Countries at the world’s biggest wildlife summit have voted for the first time to regulate the trade that kills millions of sharks every year to feed the vast appetite for shark fin soup.
In what marine conservationists hailed as a landmark decision, parties to the Convention on International Trade in Endangered Species of Wild Fauna and Flora, or CITES, comprising 186 nations, voted to limit or regulate trade in 54 species of requiem-family sharks, including the tiger, bull and blue sharks that are most targeted for the fin trade. Six small species of hammerhead sharks have also been listed for protection, along with 37 types of guitarfish, which are shark-like rays.
Collectively, the three proposals would bring nearly all shark species traded internationally for their fins under CITES oversight and controls, up from just 25% before CITES CoP19.
The proposal put forward by host country Panama, and backed by 40 others, including EU countries and the UK, will offer protection to sharks which make up two-thirds of the species targeted by the fin market. It will require countries to ensure legality and sustainability before allowing exports of these species.
Most requiem sharks are threatened with extinction, according to the International Union for Conservation of Nature’s Red List.
“Now, at last, the deeply unsustainable shark fin trade will be fully regulated,” said Luke Warwick, director of shark and ray conservation for the Wildlife Conservation Society.

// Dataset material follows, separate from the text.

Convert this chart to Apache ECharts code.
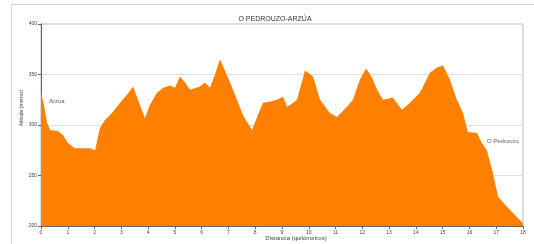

“These two families make up well over half of the shark fins traded each year in a half-billion dollar trade,” Warwick said. The new protections would give them a chance to recover and “will forever change the way predators in the world’s oceans are managed and protected”, he added.
Studies indicate that 37% of shark and ray species are threatened with extinction and oceanic or pelagic sharks have declined by more than 70% in just 50 years. Scientists say these declines are the direct result of overfishing and unregulated international trade, resulting from a lack of national and international management.
The proposal did not pass without opposition. Japan tabled an amendment to remove the 35 shark species that were not endangered or critically endangered from the original proposal, while Peru requested the removal of the blue shark. Both amendments failed to receive the necessary votes and after two hours of debate, the initial proposal was adopted without any changes. All CITES decisions are binding on States Parties, which will have one year to adapt their regulations on the fishing of these sharks.
“Requiem sharks are among the most traded but least protected species,” said Diego Jiménez, director of conservation policy at the nonprofit SeaLegacy. Nearly 70% of the requiem shark family is already endangered.
The family-level list will help customs and border officials enforce the law, Jiménez said, because nearly every shipment of shark finning would require the appropriate Cites permit or certificate. It could be a game-changer by increasing the percentage of fin trade managed by Cites from 25% to 70%, he said.
But critics, including marine biologists, say the CITES listing could have the opposite effect, driving up the price of the hidden market for fins and meat and increasing illegal shark fishing.
In 2021, imports of fins from Ecuador to Peru – the Americas’ top fin exporter – reached double pre-pandemic levels, according to a study by Oceana Peru. Of the 300 tonnes of dried fins from Ecuador, more than 160 tonnes came from a CITES-listed species, the endangered pelagic thresher shark, targeted for its exceptionally long fins.
“These levels of trade are occurring despite the fact that this is a species whose international trade is regulated by CITES,” said Alicia Kuroiwa, director of habitats and endangered species at Oceana Peru.
This case, along with other irregularities in shark fin exports from Peru to Hong Kong, has been brought to the attention of the CITES Standing Committee for “further investigation and recommendations to both countries”, Kuroiwa said.
A violation of Cites regulations could be sanctioned by the “temporary closure of trade in all Cites species, which would be very serious for Peru”, she added.